──────── Stored rows

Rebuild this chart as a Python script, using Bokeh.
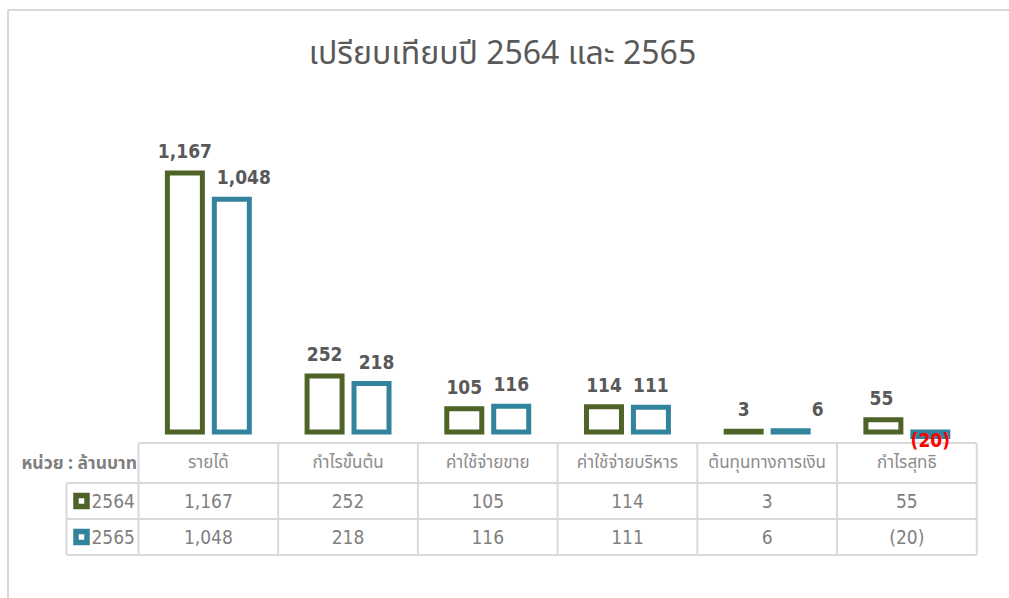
from bokeh.plotting import figure
from bokeh.models import Range1d, ColumnDataSource
from bokeh.core.properties import value
from bokeh.embed import file_html
from bokeh.resources import INLINE

# ---------------- data ----------------
categories = ["รายได้", "กำไรขั้นต้น", "ค่าใช้จ่ายขาย", "ค่าใช้จ่ายบริหาร", "ต้นทุนทางการเงิน", "กำไรสุทธิ"]
series_names = ["2564", "2565"]
values_2564 = [1167, 252, 105, 114, 3, 55]
values_2565 = [1048, 218, 116, 111, 6, -20]
title_text = "เปรียบเทียบปี 2564 และ 2565"
unit_text = "หน่วย : ล้านบาท"

# ---------------- layout / style ----------------
W, H = 1009, 598
CELL_PX = 139.7          # width of one category column
TABLE_LEFT_PX = 138      # left edge of first category column
ZERO_PX = 431.5          # screen y of value 0
PX_PER_UNIT = 0.222      # screen px per million baht
ROW_PX = 36              # table data row height
HEADER_PX = 40
TABLE_BOTTOM_PX = 554.5
LEGEND_COL_PX = 72
BAR_W_PX = 35
BAR_OFF = 0.168
COLORS = ["#4F6228", "#31849B"]
GRID = "#D9D9D9"
LABEL_NUDGE_PX = [[0, 0, 0, 0, 0, -2], [12, 5, 0, 0, 27, 0]]

NARROW = value("'DejaVu Sans Condensed', sans-serif")
THAI = value("'Noto Sans Thai', 'Noto Sans', sans-serif")


def fmt(v):
    s = f"{abs(v):,}"
    return f"({s})" if v < 0 else s


x0 = -0.5 - TABLE_LEFT_PX / CELL_PX
x1 = x0 + W / CELL_PX
y0 = -(H - ZERO_PX) / PX_PER_UNIT
y1 = ZERO_PX / PX_PER_UNIT


def xp(px):
    return x0 + px / CELL_PX


def yp(py):
    return y1 - py / PX_PER_UNIT


p = figure(width=W, height=H, x_range=Range1d(x0, x1), y_range=Range1d(y0, y1),
           output_backend="svg", toolbar_location=None, min_border=0,
           background_fill_color="white", border_fill_color="white")
p.axis.visible = False
p.grid.visible = False
p.outline_line_color = None

# table y range in row units (0 = table bottom)
t0 = -(H - TABLE_BOTTOM_PX) / ROW_PX
t1 = TABLE_BOTTOM_PX / ROW_PX
p.extra_y_ranges = {"tbl": Range1d(t0, t1)}
hdr_top = 2 + HEADER_PX / ROW_PX
n = len(categories)

# chart frame border (top & left)
p.segment(x0=[xp(7), xp(7.5)], y0=[yp(9.5), yp(9)], x1=[x1, xp(7.5)], y1=[yp(9.5), y0],
          line_color=GRID, line_width=2)

# title
p.text(x=[xp(502)], y=[yp(53)], text=[title_text], text_align="center", text_baseline="middle",
       text_font=THAI, text_font_size="32px", text_color="#595959")

# table grid
leg_left = -0.5 - LEGEND_COL_PX / CELL_PX
hx0 = [-0.5, leg_left, leg_left, leg_left]
hx1 = [n - 0.5] * 4
hy = [hdr_top, 2, 1, 0]
p.segment(x0=hx0, y0=hy, x1=hx1, y1=hy, y_range_name="tbl", line_color=GRID, line_width=2)
vx = [i - 0.5 for i in range(n + 1)]
p.segment(x0=vx, y0=[0] * len(vx), x1=vx, y1=[hdr_top] * len(vx), y_range_name="tbl",
          line_color=GRID, line_width=2)
p.segment(x0=[leg_left], y0=[0], x1=[leg_left], y1=[2], y_range_name="tbl",
          line_color=GRID, line_width=2)

# header texts
hmid = (2 + hdr_top) / 2
p.text(x=list(range(n)), y=[hmid] * n, text=categories, y_range_name="tbl",
       text_align="center", text_baseline="middle", text_font=THAI,
       text_font_size="17px", text_color="#8C8C8C")
p.text(x=[-0.5 - 1.5 / CELL_PX], y=[hmid], text=[unit_text], y_range_name="tbl",
       text_align="right", text_baseline="middle", text_font=THAI, text_font_style="bold",
       text_font_size="17.5px", text_color="#7F7F7F")

# rows
for r, (vals, col, name) in enumerate(zip([values_2564, values_2565], COLORS, series_names)):
    ymid = 1.5 - r
    p.text(x=list(range(n)), y=[ymid] * n, text=[fmt(v) for v in vals], y_range_name="tbl",
           text_align="center", text_baseline="middle", text_font=NARROW,
           text_font_size="19px", text_color="#7F7F7F")
    p.scatter(x=[leg_left + 15 / CELL_PX], y=[ymid], marker="square", size=11,
              fill_color="white", line_color=col, line_width=5.5, line_join="miter",
              y_range_name="tbl")
    p.text(x=[leg_left + 25 / CELL_PX], y=[ymid], text=[name], y_range_name="tbl",
           text_align="left", text_baseline="middle", text_font=NARROW,
           text_font_size="19px", text_color="#7F7F7F")

# bars and data labels
bar_w = BAR_W_PX / CELL_PX
for s, (vals, col, off) in enumerate(zip([values_2564, values_2565], COLORS, [-BAR_OFF, BAR_OFF])):
    xs = [i + off for i in range(n)]
    src = ColumnDataSource(dict(x=xs, top=vals))
    p.vbar(x="x", top="top", bottom=0, width=bar_w, source=src, fill_color="white",
           line_color=col, line_width=5, line_join="miter")
    pos = [(i, v) for i, v in enumerate(vals) if v >= 0]
    neg = [(i, v) for i, v in enumerate(vals) if v < 0]
    if pos:
        p.text(x=[xs[i] for i, _ in pos], y=[v for _, v in pos], text=[fmt(v) for _, v in pos],
               x_offset=[LABEL_NUDGE_PX[s][i] for i, _ in pos], y_offset=-15,
               text_align="center", text_baseline="bottom", text_font=NARROW,
               text_font_style="bold", text_font_size="19px", text_color="#595959")
    if neg:
        p.text(x=[xs[i] for i, _ in neg], y=[v for _, v in neg], text=[fmt(v) for _, v in neg],
               x_offset=[LABEL_NUDGE_PX[s][i] for i, _ in neg], y_offset=4,
               text_align="center", text_baseline="middle", text_font=NARROW,
               text_font_style="bold", text_font_size="19px", text_color="#FF0000")

open("out.html", "w").write(file_html(p, INLINE))
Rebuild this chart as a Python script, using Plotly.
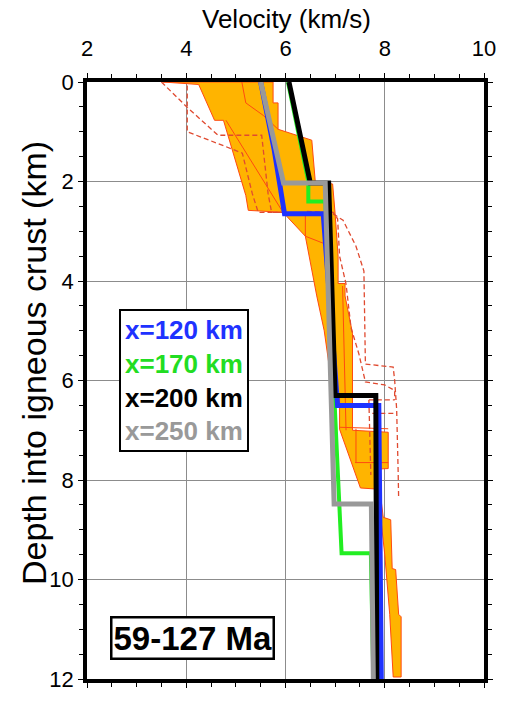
import plotly.graph_objects as go

# ---------------- data (velocity km/s, depth km) ----------------
env_v = [3.53, 4.25, 4.57, 4.75, 5.2, 5.25, 5.95, 6.4, 6.63, 6.78, 6.93, 6.99, 7.09, 7.09, 7.51, 7.8, 7.88, 8.0, 8.1, 8.17,
         8.33, 8.33, 8.28, 8.22, 8.15, 8.12, 7.97, 7.9, 7.85, 8.07, 8.07, 7.35, 7.35, 7.2, 7.2, 7.06, 7.06, 7.0, 6.95, 6.6,
         6.53, 5.85, 5.85, 5.75, 5.75, 3.53]
env_d = [0.0, 0.05, 0.77, 0.77, 2.28, 2.58, 2.62, 3.1, 4.3, 5.0, 6.06, 6.32, 6.35, 6.98, 8.16, 8.18, 8.4, 9.5, 10.7, 11.96,
         11.96, 10.75, 10.7, 9.8, 9.78, 8.8, 8.75, 8.16, 7.78, 7.77, 7.04, 7.0, 5.05, 4.3, 4.05, 4.05, 3.5, 2.65, 2.05, 2.0,
         1.17, 0.95, 0.42, 0.42, 0.0, 0.0]

solid_profiles = [
    ([4.8, 5.95], [0.77, 2.62]),
    ([5.12, 5.2, 5.55, 5.85], [0.0, 0.42, 0.67, 0.95]),
    ([6.4, 6.4, 6.76], [2.62, 3.1, 3.24]),
    ([7.15, 7.22], [4.1, 7.0]),
    ([7.1, 8.07], [6.94, 6.97]),
    ([7.42, 7.42], [6.97, 7.65]),
    ([7.4, 8.07], [7.65, 7.65]),
]

dashed_profiles = [
    ([3.5, 4.02, 4.64, 5.52, 5.65, 5.72, 5.95], [0.0, 0.51, 1.07, 1.07, 2.25, 2.62, 2.62]),
    ([4.02, 4.02, 4.8, 5.13, 5.33, 5.45, 5.92], [0.07, 1.0, 1.3, 1.43, 2.24, 2.62, 2.62]),
    ([6.96, 7.16, 7.42, 7.58, 7.61, 8.17, 8.2, 8.24, 8.27, 8.28], [2.65, 2.78, 3.3, 3.8, 5.67, 5.73, 6.0, 6.58, 7.83, 8.38]),
    ([6.43, 6.96, 7.05, 7.09, 7.22, 7.32, 7.48, 7.61, 8.0, 8.2, 8.2], [2.6, 2.62, 2.75, 3.5, 4.06, 4.94, 5.47, 6.03, 6.09, 6.2, 6.39]),
    ([7.68, 8.2], [6.39, 6.39]),
    ([7.68, 7.72], [6.39, 7.9]),
    ([7.75, 8.24], [6.66, 6.66]),
]

x120_v = [5.5, 5.77, 5.98, 6.76, 7.05, 7.88, 7.93]
x120_d = [0.0, 1.35, 2.65, 2.65, 6.5, 6.5, 12.0]
x170_v = [6.05, 6.46, 6.46, 6.8, 7.13, 7.72, 7.77]
x170_d = [0.0, 2.0, 2.4, 2.4, 9.47, 9.47, 12.0]
x200_v = [6.07, 6.5, 6.87, 7.0, 7.82, 7.84]
x200_d = [0.0, 2.03, 2.03, 6.3, 6.3, 12.0]
x250_v = [5.5, 5.96, 6.8, 6.98, 7.73, 7.77]
x250_d = [0.0, 2.03, 2.03, 8.48, 8.48, 12.0]

x_ticks = [2, 4, 6, 8, 10]
y_ticks = [0, 2, 4, 6, 8, 10, 12]

FONT = "Liberation Sans, Arial, Helvetica, sans-serif"
ORANGE = "#ffb400"
RED = "#ff4a10"
DASH = "#e04a30"

fig = go.Figure()

fig.add_trace(go.Scatter(x=env_v, y=env_d, mode="lines", fill="toself", fillcolor=ORANGE,
                         line=dict(color=RED, width=1), hoverinfo="skip"))
for v, d in solid_profiles:
    fig.add_trace(go.Scatter(x=v, y=d, mode="lines", line=dict(color=RED, width=1)))
for v, d in dashed_profiles:
    fig.add_trace(go.Scatter(x=v, y=d, mode="lines", line=dict(color=DASH, width=1.3, dash="5px,3px")))

fig.add_trace(go.Scatter(x=x170_v, y=x170_d, mode="lines", line=dict(color="#22ee22", width=4)))
fig.add_trace(go.Scatter(x=x120_v, y=x120_d, mode="lines", line=dict(color="#1e32ff", width=5)))
fig.add_trace(go.Scatter(x=x200_v, y=x200_d, mode="lines", line=dict(color="#000000", width=5)))
fig.add_trace(go.Scatter(x=x250_v, y=x250_d, mode="lines", line=dict(color="#999999", width=5)))

axis_common = dict(showline=True, linecolor="black", linewidth=3.5, mirror="allticks",
                   ticks="outside", ticklen=5, tickwidth=1.2, tickcolor="black",
                   showgrid=True, gridcolor="#8c8c8c", gridwidth=1, zeroline=False,
                   tickfont=dict(family=FONT, size=22, color="black"),
                   minor=dict(dtick=0.5, ticks="outside", ticklen=4, tickwidth=1.2, tickcolor="black", showgrid=False))

fig.update_xaxes(range=[2, 10], side="top", tickmode="array", tickvals=x_ticks,
                 ticktext=[str(t) for t in x_ticks], ticklabelstandoff=8, **axis_common)
fig.update_yaxes(range=[12, 0], tickmode="array", tickvals=y_ticks,
                 ticktext=[str(t) for t in y_ticks], **axis_common)

legend_text = ("<span style='color:#1e32ff'>x=120 km</span><br>"
               "<span style='color:#22dd22'>x=170 km</span><br>"
               "<span style='color:#000000'>x=200 km</span><br>"
               "<span style='color:#999999'>x=250 km</span>")

fig.update_layout(
    width=508, height=704,
    margin=dict(l=87, r=14, t=82, b=12),
    paper_bgcolor="white", plot_bgcolor="white",
    showlegend=False,
    annotations=[
        dict(text="Velocity (km/s)", xref="paper", yref="paper", x=0.5025, y=1.105,
             xanchor="center", yanchor="middle", showarrow=False,
             font=dict(family=FONT, size=26, color="black")),
        dict(text="Depth into igneous crust (km)", xref="paper", yref="paper", x=-0.135, y=0.53,
             xanchor="center", yanchor="middle", showarrow=False, textangle=-90,
             font=dict(family=FONT, size=34, color="black")),
        dict(text="<b>" + legend_text.replace("<br>", "</b><br><b>") + "</b>", xref="paper", yref="paper",
             x=0.244, y=0.50, xanchor="center", yanchor="middle", showarrow=False, align="left",
             bgcolor="white", bordercolor="black", borderwidth=2, borderpad=4,
             font=dict(family=FONT, size=26, color="black")),
        dict(text="<b>59-127 Ma</b>", xref="paper", yref="paper", x=0.265, y=0.069,
             xanchor="center", yanchor="middle", showarrow=False,
             bgcolor="white", bordercolor="black", borderwidth=2.5, borderpad=1,
             font=dict(family=FONT, size=33, color="black")),
    ],
)

fig.write_html("out.html")
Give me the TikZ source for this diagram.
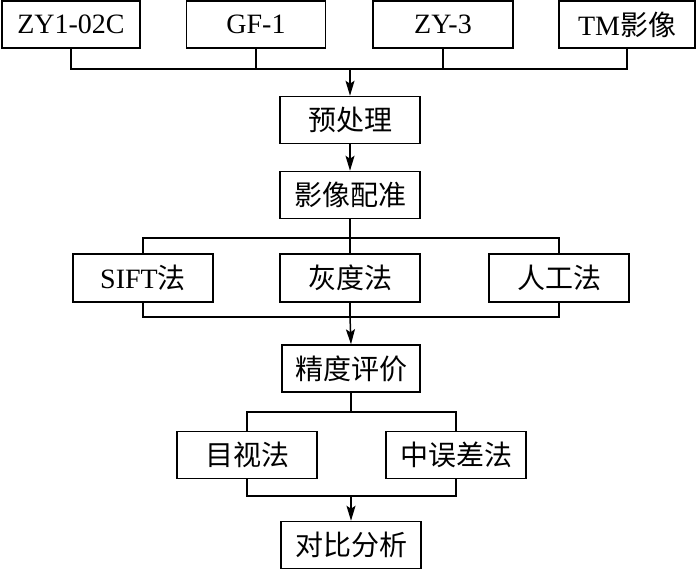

────────────────

* What is expected
Copy every single line of the material above that holds "script".

* Solution for this exercise
Rebuild this chart as a Python script, using Bokeh.
Rebuild this chart as a Python script, using Plotly.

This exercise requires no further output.